Come gli stoici, Seneca afferma che vivere felici e vivere secondo natura sono la stessa cosa. Ciò è possibile solo se la mente è sana, amante di tutto ciò che adorna la vita ma con distacco, disposta a servirsi dei doni della fortuna ma senza farsene schiava; felice è colui per il quale non esistono il bene ed il male ma soltanto uomini buoni e uomini cattivi, che segue solo ciò che è onesto e si compiace unicamente della virtù.

Dobbiamo affidarci solo alle nostre personali capacità, indifferenti di fronte alle alterne vicende della sorte; dobbiamo, insomma, essere noi gli artefici della nostra vita e della nostra condotta.
Fabiola
L'uomo felice è artefice della propria vita, in quanto non si lascia mai vincere né condizionare dalle cose esteriori, perché punta su se stesso e sulle proprie capacità, pronto ad accettare tutti i risultati che conseguono dalle sue azioni; quindi è felice chi attraverso la ragione si è liberato dai timori e dai desideri,(ciò non vuol dire che anche gli animali sono felici in quanto sono privi di tristezza e paura, poiché essi non hanno il senso della felicità). Per avere una vita felice la mente deve essere
 
"Sana, forte,energetica,paziente e capace di affrontare qualsiasi situazione interessata al corpo e a quanto lo riguarda, ma senza ansie e preoccupazioni; amante di tutto ciò che adorna la vita, ma con distacco; disposta a servirsi dei doni della fortuna, ma senza esserne dipendente”.
Giorgia

Ma cos’è oggi per noi precisamente la felicità? E come possiamo raggiungerla? Esiste un percorso da seguire o forse la felicità è a portata di mano ma noi noi riusciamo a vederla? Essere felici è uno stato duraturo o un attimo fugace che scompare immediatamente? E dunque quando si è veramente felici?

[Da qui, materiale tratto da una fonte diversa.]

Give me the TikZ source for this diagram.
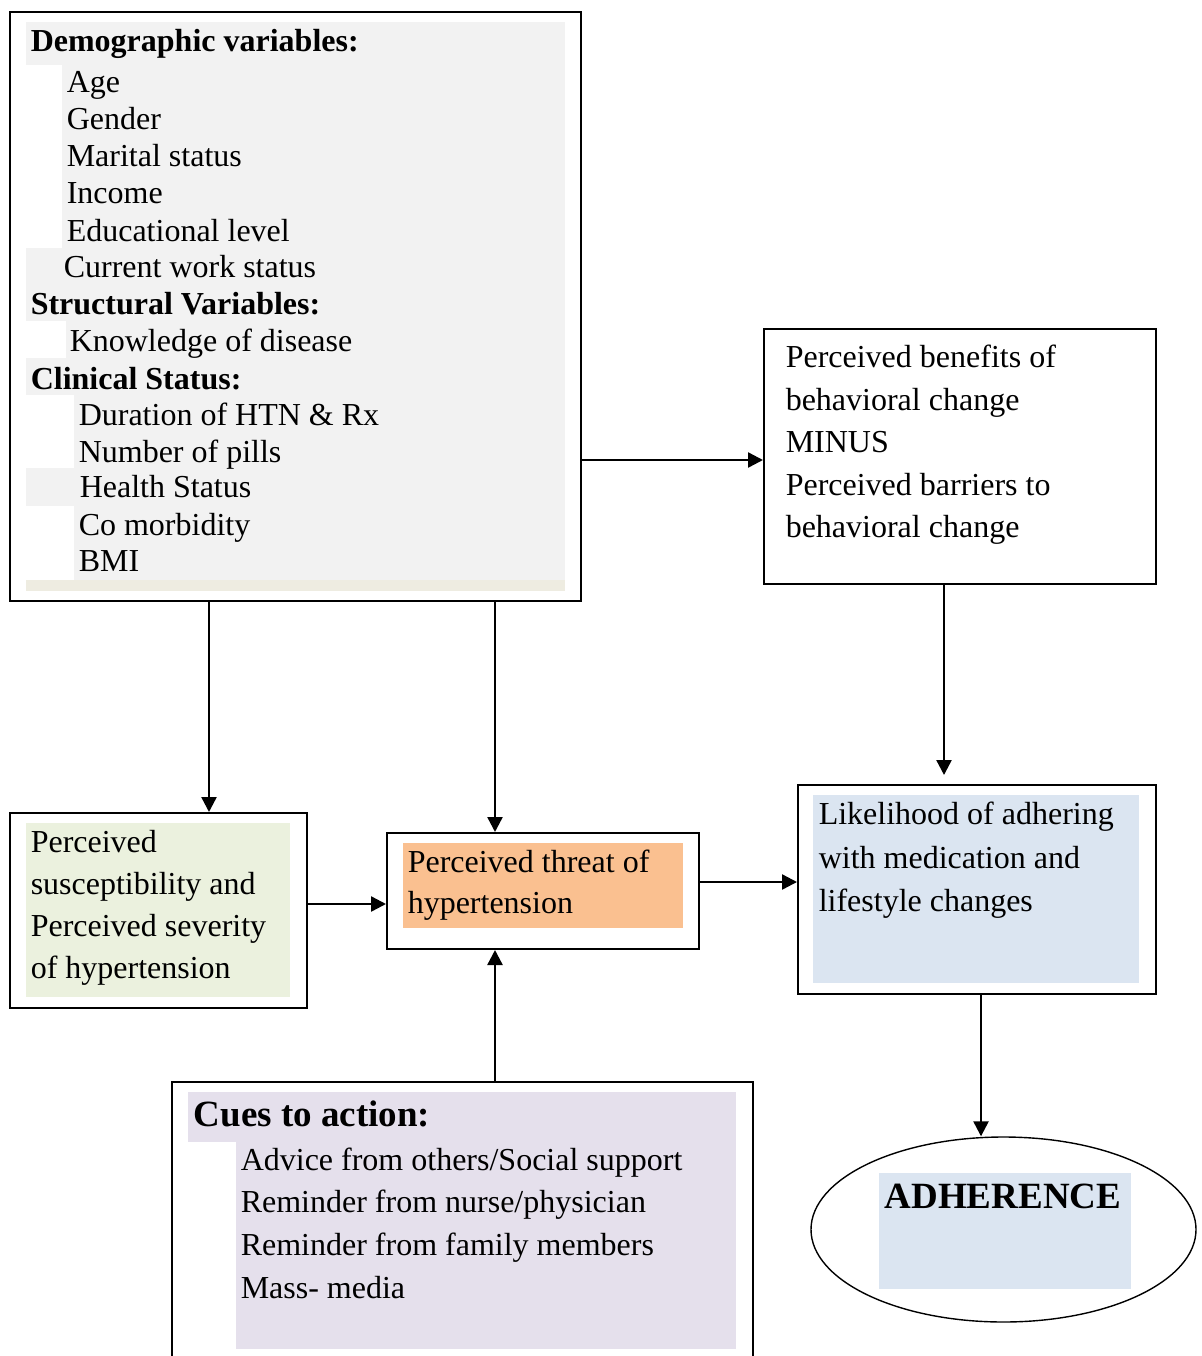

 Credo che nessuno sappia rispondere con vera convinzione a questi interrogativi in quanto nella vita frenetica di oggi non si può conoscere il vero valore della felicità perchè non si conosce nemmeno il valore delle cose  poichè siamo troppo accecati dall'invidia che ci porta alla ricerca del nuovo che porta la "falsa felicità momentanea" e non sappiamo apprezzare quel poco che abbiamo tra le mani che invece potrebbe renderci felici.

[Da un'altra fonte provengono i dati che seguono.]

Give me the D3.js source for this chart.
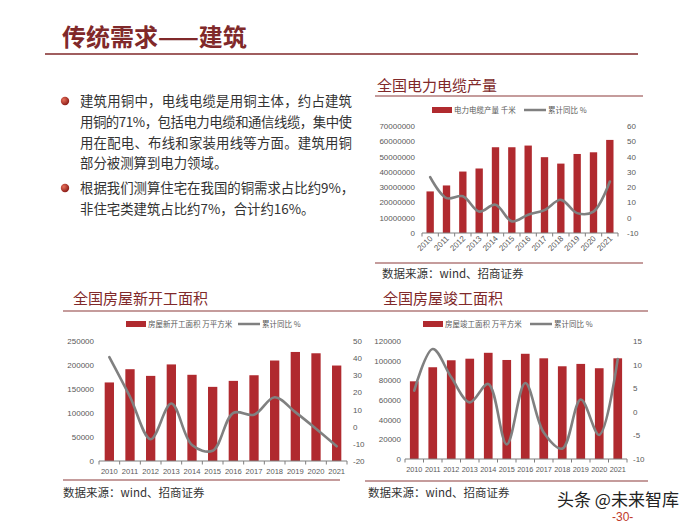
<!DOCTYPE html>
<html><head><meta charset="utf-8">
<script src="https://cdn.jsdelivr.net/npm/d3@7"></script>
<style>
html,body{margin:0;padding:0;background:#fff;}
svg{display:block;}
</style>
</head><body>
<svg id="c" width="700" height="525"></svg>
<script>
// ---------- data ----------
const years = ["2010","2011","2012","2013","2014","2015","2016","2017","2018","2019","2020","2021"];

const cableOutput = [27200000,31100000,40200000,42200000,56100000,56100000,57200000,49600000,45400000,51700000,52800000,60900000];
const cableYoY = [26.5,12.8,14,4,8.5,-2.4,2,5,11.7,3,4,23.7];
const cableLeftTicks = [0,10000000,20000000,30000000,40000000,50000000,60000000,70000000];
const cableRightTicks = [-10,0,10,20,30,40,50,60];

const startsArea = [163647,191237,177334,201208,179592,154454,166928,178654,209342,227154,224433,198895];
const startsYoY = [40.6,17.5,-7.3,13.5,-10.7,-14.0,8.1,7.0,17.2,8.5,-1.2,-11.4];
const startsLeftTicks = [0,50000,100000,150000,200000,250000];
const startsRightTicks = [-20,-10,0,10,20,30,40,50];

const complArea = [79000,93300,100400,102000,108000,100700,107000,102400,94300,96700,92300,102400];
const complYoY = [4.5,13.3,7.3,2.0,5.9,-6.9,6.1,-4.4,-7.8,2.6,-4.9,11.2];
const complLeftTicks = [0,20000,40000,60000,80000,100000,120000];
const complRightTicks = [-10,-5,0,5,10,15];

const pageTitle = "传统需求——建筑";
const bullets = [
  ["建筑用铜中，电线电缆是用铜主体，约占建筑","用铜的71%，包括电力电缆和通信线缆，集中使","用在配电、布线和家装用线等方面。建筑用铜","部分被测算到电力领域。"],
  ["根据我们测算住宅在我国的铜需求占比约9%，","非住宅类建筑占比约7%，合计约16%。"]
];
const source = "数据来源：wind、招商证券";

// ---------- styles ----------
const CJK = "'Noto Sans CJK SC','Noto Sans CJK JP',sans-serif";
const NUM = "'Liberation Sans',Arial,sans-serif";
const RED = "#80292a";
const BAR = "#b02a2f";
const GRAY = "#808080";
const TXT = "#595959";

const svg = d3.select("#c");

// page title
svg.append("text").attr("x",62).attr("y",46).attr("font-family",CJK).attr("font-size",24)
  .attr("font-weight","bold").attr("fill",RED).text(pageTitle);
svg.append("line").attr("x1",45).attr("x2",638).attr("y1",54).attr("y2",54)
  .attr("stroke",RED).attr("stroke-width",1.6);

// bullets
const grad = svg.append("defs").append("radialGradient").attr("id","bg").attr("cx","35%").attr("cy","35%").attr("r","65%");
grad.append("stop").attr("offset","0%").attr("stop-color","#e8705a");
grad.append("stop").attr("offset","100%").attr("stop-color","#8e1f1a");
const bulletY = [101,188];
bullets.forEach((lines,bi)=>{
  svg.append("circle").attr("cx",65).attr("cy",bulletY[bi]).attr("r",4.2).attr("fill","url(#bg)");
  lines.forEach((ln,li)=>{
    const t = svg.append("text").attr("x",80).attr("y",bulletY[bi]+li*20.8+5)
      .attr("font-family",CJK).attr("font-size",13.4).attr("fill","#333").text(ln);
    if(bi===0 && li<3){ t.attr("textLength",272).attr("lengthAdjust","spacing"); }
  });
});

// watermark
svg.append("text").attr("x",557).attr("y",506).attr("font-family",CJK).attr("font-size",17)
  .attr("fill","#222").text("头条 @未来智库");
svg.append("text").attr("x",612).attr("y",521).attr("font-family",NUM).attr("font-size",12)
  .attr("fill","#c0392b").text("-30-");

function fmt(v){ return String(v); }

function drawChart(cfg){
  const g = svg.append("g");
  // title + underline
  g.append("text").attr("x",cfg.titleX).attr("y",cfg.titleY).attr("font-family",CJK)
    .attr("font-size",15).attr("fill",RED).text(cfg.title);
  g.append("line").attr("x1",cfg.ulX[0]).attr("x2",cfg.ulX[1]).attr("y1",cfg.ulY).attr("y2",cfg.ulY)
    .attr("stroke","#8b3a3a").attr("stroke-width",1.2);
  // legend
  const ly = cfg.legY;
  g.append("rect").attr("x",cfg.legRect).attr("y",ly-3).attr("width",20).attr("height",6).attr("fill",BAR);
  g.append("text").attr("x",cfg.legRect+22).attr("y",ly+2.7).attr("font-family",CJK).attr("font-size",7.5)
    .attr("fill",TXT).text(cfg.barName);
  g.append("line").attr("x1",cfg.legLine).attr("x2",cfg.legLine+22).attr("y1",ly).attr("y2",ly)
    .attr("stroke",GRAY).attr("stroke-width",2.5);
  g.append("text").attr("x",cfg.legLine+24).attr("y",ly+2.7).attr("font-family",CJK).attr("font-size",7.5)
    .attr("fill",TXT).text("累计同比 %");

  const x = d3.scaleBand().domain(cfg.cats).range([cfg.x0,cfg.x1]).paddingInner(cfg.pad).paddingOuter(cfg.pad/2);
  const xb = d3.scaleBand().domain(cfg.cats).range([cfg.x0,cfg.x1]);
  const yl = d3.scaleLinear().domain([cfg.lTicks[0],cfg.lTicks[cfg.lTicks.length-1]]).range([cfg.yB,cfg.yT]);
  const yr = d3.scaleLinear().domain([cfg.rTicks[0],cfg.rTicks[cfg.rTicks.length-1]]).range([cfg.yB,cfg.yT]);

  // left axis labels
  const la = d3.axisLeft(yl).tickValues(cfg.lTicks).tickSize(0).tickPadding(cfg.x0-cfg.lLab).tickFormat(fmt);
  const lag = g.append("g").attr("transform",`translate(${cfg.x0},0)`).call(la);
  lag.select(".domain").remove();
  lag.selectAll("text").attr("font-family",NUM).attr("font-size",8).attr("fill",TXT);
  const ra = d3.axisRight(yr).tickValues(cfg.rTicks).tickSize(0).tickPadding(cfg.rLab-cfg.x1).tickFormat(fmt);
  const rag = g.append("g").attr("transform",`translate(${cfg.x1},0)`).call(ra);
  rag.select(".domain").remove();
  rag.selectAll("text").attr("font-family",NUM).attr("font-size",8).attr("fill",TXT);

  // bars
  g.selectAll("rect.bar").data(cfg.bars).join("rect").attr("class","bar")
    .attr("x",(d,i)=>x(cfg.cats[i])).attr("width",x.bandwidth())
    .attr("y",d=>yl(d)).attr("height",d=>yl(0)-yl(d)).attr("fill",BAR);

  // x axis line with boundary ticks
  g.append("line").attr("x1",cfg.x0).attr("x2",cfg.x1).attr("y1",cfg.yB).attr("y2",cfg.yB)
    .attr("stroke","#7f7f7f").attr("stroke-width",1);
  const bounds = cfg.cats.map(c=>xb(c)).concat([cfg.x1]);
  g.selectAll("line.tk").data(bounds).join("line").attr("class","tk")
    .attr("x1",d=>d).attr("x2",d=>d).attr("y1",cfg.yB).attr("y2",cfg.yB+3.5)
    .attr("stroke","#7f7f7f").attr("stroke-width",1);
  // x labels
  g.selectAll("text.xl").data(cfg.cats).join("text").attr("class","xl")
    .attr("font-family",NUM).attr("font-size",cfg.xFont).attr("fill",TXT)
    .each(function(d){
      const cx = xb(d)+xb.bandwidth()/2;
      const s = d3.select(this).text(d);
      if(cfg.rotate){
        s.attr("text-anchor","end").attr("transform",`translate(${cx+3},${cfg.yB+6}) rotate(-45)`);
      } else {
        s.attr("text-anchor","middle").attr("x",cx).attr("y",cfg.yB+13);
      }
    });

  // line
  const line = d3.line().x((d,i)=>xb(cfg.cats[i])+xb.bandwidth()/2).y(d=>yr(d)).curve(d3.curveCatmullRom.alpha(0.5));
  g.append("path").datum(cfg.line).attr("d",line).attr("fill","none")
    .attr("stroke",GRAY).attr("stroke-width",2.6).attr("stroke-linecap","round");

  // footer
  g.append("line").attr("x1",cfg.ftX[0]).attr("x2",cfg.ftX[1]).attr("y1",cfg.ftY).attr("y2",cfg.ftY)
    .attr("stroke","#8b3a3a").attr("stroke-width",1.2);
  g.append("text").attr("x",cfg.srcX).attr("y",cfg.srcY).attr("font-family",CJK).attr("font-size",11.5)
    .attr("fill","#333").text(source);
}

drawChart({
  title:"全国电力电缆产量", titleX:377, titleY:91, ulX:[375,643], ulY:96,
  legY:110, legRect:432, legLine:524, barName:"电力电缆产量 千米",
  cats:years, bars:cableOutput, line:cableYoY, lTicks:cableLeftTicks, rTicks:cableRightTicks,
  x0:422, x1:618, yT:126, yB:233, lLab:415, rLab:627, pad:0.55, rotate:true, xFont:8,
  ftX:[375,643], ftY:263, srcX:382, srcY:278
});
drawChart({
  title:"全国房屋新开工面积", titleX:73, titleY:304, ulX:[63,358], ulY:311,
  legY:324, legRect:126, legLine:238, barName:"房屋新开工面积 万平方米",
  cats:years, bars:startsArea, line:startsYoY, lTicks:startsLeftTicks, rTicks:startsRightTicks,
  x0:99, x1:347, yT:341, yB:461, lLab:94, rLab:353, pad:0.55, rotate:false, xFont:7.6,
  ftX:[63,340], ftY:480, srcX:63, srcY:497
});
drawChart({
  title:"全国房屋竣工面积", titleX:383, titleY:304, ulX:[358,648], ulY:311,
  legY:324, legRect:423, legLine:530, barName:"房屋竣工面积 万平方米",
  cats:years, bars:complArea, line:complYoY, lTicks:complLeftTicks, rTicks:complRightTicks,
  x0:405, x1:627, yT:341, yB:459, lLab:401, rLab:633, pad:0.53, rotate:false, xFont:7.3,
  ftX:[365,648], ftY:481, srcX:368, srcY:497
});
</script>
</body></html>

Scrisse Seneca: «Nessuno è infelice se non per colpa sua». Questo aforisma indica una responsabilità e conseguentemente una colpa personale nell’essere infelici. Il problema è dunque nostro, del nostro continuo barcollare tra l'avere e il desiderare,di come inquadriamo la nostra vita, di come permettiamo ad altri di distruggere il nostro equilibrio.